Vatican II, inspired by Pope Paul VI and John [XXIII], decided to look to the future with a modern spirit and to be open to modern culture. The Council Fathers knew that being open to modern culture meant religious ecumenism and dialogue with non-believers. But afterwards very little was done in that direction. I have the humility and ambition to want to do something.

I think this is a remarkably full-throated endorsement of Vatican II’s opening to the world — the attitude that has been so widely praised (by liberals) and criticized (by conservatives) as “the spirit of Vatican II.” This latter phrase contrasts the “spirit” of the Council to “the letter” of the Council.

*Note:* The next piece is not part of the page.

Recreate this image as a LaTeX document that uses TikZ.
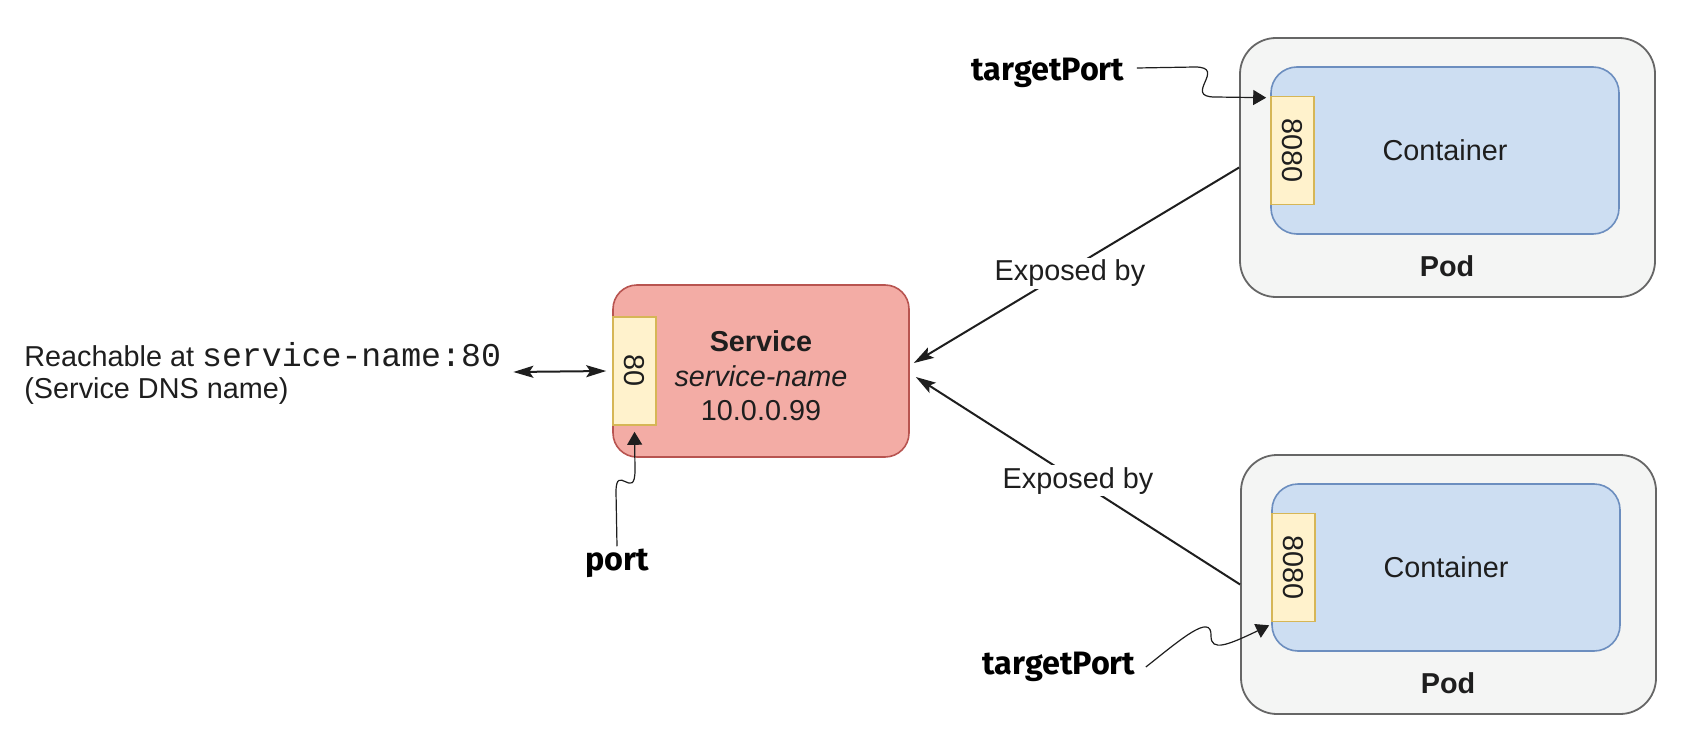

One of the commonplaces of conservative Catholicism is the notion that liberals hijacked the Council in the postconciliar implementation stages, and imposed their views on the Church in the name of a “spirit” of Vatican II that was opposed to the “letter” of the Council, which reflected the actual intentions of the Council Fathers. (In some regards, particularly the liturgy, I believe that this conservative criticism was correct.)

Over the years, one pretty certain indication — a shibboleth, in the Biblical sense — of where a particular Catholic stood on the postconciliar controversies in the Church would have been his or her reaction to the following statement: “When it comes to ecumenism and interreligious dialogue, the Church after the Council hasn’t gone far enough.” But even in the wake of the highly controversial interreligious meetings hosted by Pope John Paul II and Pope Benedict XVI at Assisi, Pope Francis is still able to say that the Church did “very little” on these fronts.

I think this makes it clear where he stands on ecumenism and interreligious dialogue: Assisi for him is not an end point but a starting point. Because Catholicism over the past half-century has been a leader among the global faiths when it comes to promoting interreligious understanding, his redoubling of his Church’s commitment is a hugely positive development. His challenge will be to integrate this openness to people on the outside with a solicitude for the esprit de corps of people on the inside. (Their natural question being that of the older brother in the Parable of the Prodigal Son: If the Outsiders are okay, why go to the trouble of being an Insider?) Paul VI, in the 1970s, did not do very well in the latter regard.

There have been loud expressions of discontent after the first interview, and there are already murmurs in response to this new one. But I agree with Kathryn: The pope is on the right track, and focused on the right issues. His task is a difficult one, and whether he succeeds is an open question; I respect him immesely and wish him well in the effort.